The request
Extract the whole listing as it stands. Do not include the pictures.

Data excerpt

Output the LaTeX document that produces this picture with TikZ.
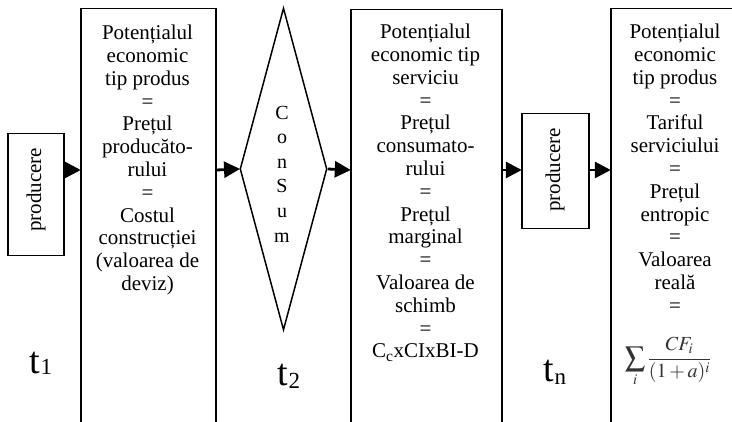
\documentclass[tikz,border=0pt]{standalone}
\usepackage{mathptmx}
\usepackage{fontspec}
\setmainfont{Liberation Serif}
\usetikzlibrary{arrows.meta,shapes.geometric}
\tikzset{
  tallbox/.style={draw=black,line width=1.5pt,rectangle,inner sep=0pt,anchor=north west},
  smallbox/.style={draw=black,line width=1.5pt,rectangle,inner sep=0pt,anchor=north west},
  body/.style={align=center,anchor=north,inner sep=0pt,font=\fontsize{21}{22.8}\selectfont},
  rottext/.style={rotate=90,inner sep=0pt,font=\fontsize{21}{22}\selectfont},
  tlab/.style={anchor=base,inner sep=0pt,font=\fontsize{38}{40}\selectfont},
  arr/.style={line width=2.8pt,-{Triangle[length=16pt,width=16pt]},shorten >=-0.8pt},
}
\newcommand{\tsub}[2]{t\raisebox{#2}{\fontsize{23}{23}\selectfont #1}}
\begin{document}
\begin{tikzpicture}[x=1pt,y=-1pt]
\useasboundingbox (0,0) rectangle (732,422);
\clip (0,0) rectangle (732,422);
\coordinate (mid) at (0,170);
% tall boxes
\node[tallbox,minimum width=135pt,minimum height=440pt] (b1) at (80,8) {};
\node[tallbox,minimum width=151pt,minimum height=440pt] (b2) at (350,9) {};
\node[tallbox,minimum width=135pt,minimum height=440pt] (b3) at (610,8) {};
% small boxes
\node[smallbox,minimum width=56pt,minimum height=122pt] (s1) at (7,133) {};
\node[rottext] (s1t) at (36,190) {producere};
\node[smallbox,minimum width=67pt,minimum height=115pt] (s2) at (521,113) {};
\node[rottext] (s2t) at (555,170) {producere};
% diamond
\node[draw=black,line width=1.5pt,diamond,inner sep=0pt,minimum width=87pt,minimum height=322pt] (d) at (283.5,169) {};
\node[align=center,inner sep=0pt,font=\fontsize{20}{24.6}\selectfont] (dt) at (282,174) {C\\o\\n\\S\\u\\m};
% texts
\node[body] (t1box) at (147.5,25) {Potențialul\\economic\\tip produs\\=\\Prețul\\producăto-\\rului\\=\\Costul\\construcției\\(valoarea de\\deviz)};
\node[body] (t2box) at (425.5,24) {Potențialul\\economic tip\\serviciu\\=\\Prețul\\consumato-\\rului\\=\\Prețul\\marginal\\=\\Valoarea de\\schimb\\=\\C\textsubscript{c}xCIxBI-D};
\node[body] (t3box) at (675,24) {Potențialul\\economic\\tip produs\\=\\Tariful\\serviciului\\=\\Prețul\\entropic\\=\\Valoarea\\reală\\=};
\node[inner sep=0pt,text=black!80,font=\fontsize{20}{24}\selectfont] (f) at (668,362) {$\displaystyle\sum_i \frac{CF_i}{(1+a)^i}$};
% time labels
\node[tlab] (l1) at (41,374) {\tsub{1}{-1pt}};
\node[tlab] (l2) at (289,386) {\tsub{2}{-3pt}};
\node[tlab] (l3) at (555,382) {\tsub{n}{-3pt}};
% arrows
\draw[arr] (s1.east |- mid) -- (b1.west |- mid);
\draw[arr] (b1.east |- mid) -- (d.west);
\draw[arr] (d.east) -- (b2.west |- mid);
\draw[arr] (b2.east |- mid) -- (s2.west |- mid);
\draw[arr] (s2.east |- mid) -- (b3.west |- mid);
\end{tikzpicture}
\end{document}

Correct response
Output the LaTeX document that produces this picture with TikZ.
\documentclass[tikz,border=0pt]{standalone}
\usepackage{mathptmx}
\usepackage{fontspec}
\setmainfont{Liberation Serif}
\usetikzlibrary{arrows.meta,shapes.geometric}
\tikzset{
  tallbox/.style={draw=black,line width=1.5pt,rectangle,inner sep=0pt,anchor=north west},
  smallbox/.style={draw=black,line width=1.5pt,rectangle,inner sep=0pt,anchor=north west},
  body/.style={align=center,anchor=north,inner sep=0pt,font=\fontsize{21}{22.8}\selectfont},
  rottext/.style={rotate=90,inner sep=0pt,font=\fontsize{21}{22}\selectfont},
  tlab/.style={anchor=base,inner sep=0pt,font=\fontsize{38}{40}\selectfont},
  arr/.style={line width=2.8pt,-{Triangle[length=16pt,width=16pt]},shorten >=-0.8pt},
}
\newcommand{\tsub}[2]{t\raisebox{#2}{\fontsize{23}{23}\selectfont #1}}
\begin{document}
\begin{tikzpicture}[x=1pt,y=-1pt]
\useasboundingbox (0,0) rectangle (732,422);
\clip (0,0) rectangle (732,422);
\coordinate (mid) at (0,170);
% tall boxes
\node[tallbox,minimum width=135pt,minimum height=440pt] (b1) at (80,8) {};
\node[tallbox,minimum width=151pt,minimum height=440pt] (b2) at (350,9) {};
\node[tallbox,minimum width=135pt,minimum height=440pt] (b3) at (610,8) {};
% small boxes
\node[smallbox,minimum width=56pt,minimum height=122pt] (s1) at (7,133) {};
\node[rottext] (s1t) at (36,190) {producere};
\node[smallbox,minimum width=67pt,minimum height=115pt] (s2) at (521,113) {};
\node[rottext] (s2t) at (555,170) {producere};
% diamond
\node[draw=black,line width=1.5pt,diamond,inner sep=0pt,minimum width=87pt,minimum height=322pt] (d) at (283.5,169) {};
\node[align=center,inner sep=0pt,font=\fontsize{20}{24.6}\selectfont] (dt) at (282,174) {C\\o\\n\\S\\u\\m};
% texts
\node[body] (t1box) at (147.5,25) {Potențialul\\economic\\tip produs\\=\\Prețul\\producăto-\\rului\\=\\Costul\\construcției\\(valoarea de\\deviz)};
\node[body] (t2box) at (425.5,24) {Potențialul\\economic tip\\serviciu\\=\\Prețul\\consumato-\\rului\\=\\Prețul\\marginal\\=\\Valoarea de\\schimb\\=\\C\textsubscript{c}xCIxBI-D};
\node[body] (t3box) at (675,24) {Potențialul\\economic\\tip produs\\=\\Tariful\\serviciului\\=\\Prețul\\entropic\\=\\Valoarea\\reală\\=};
\node[inner sep=0pt,text=black!80,font=\fontsize{20}{24}\selectfont] (f) at (668,362) {$\displaystyle\sum_i \frac{CF_i}{(1+a)^i}$};
% time labels
\node[tlab] (l1) at (41,374) {\tsub{1}{-1pt}};
\node[tlab] (l2) at (289,386) {\tsub{2}{-3pt}};
\node[tlab] (l3) at (555,382) {\tsub{n}{-3pt}};
% arrows
\draw[arr] (s1.east |- mid) -- (b1.west |- mid);
\draw[arr] (b1.east |- mid) -- (d.west);
\draw[arr] (d.east) -- (b2.west |- mid);
\draw[arr] (b2.east |- mid) -- (s2.west |- mid);
\draw[arr] (s2.east |- mid) -- (b3.west |- mid);
\end{tikzpicture}
\end{document}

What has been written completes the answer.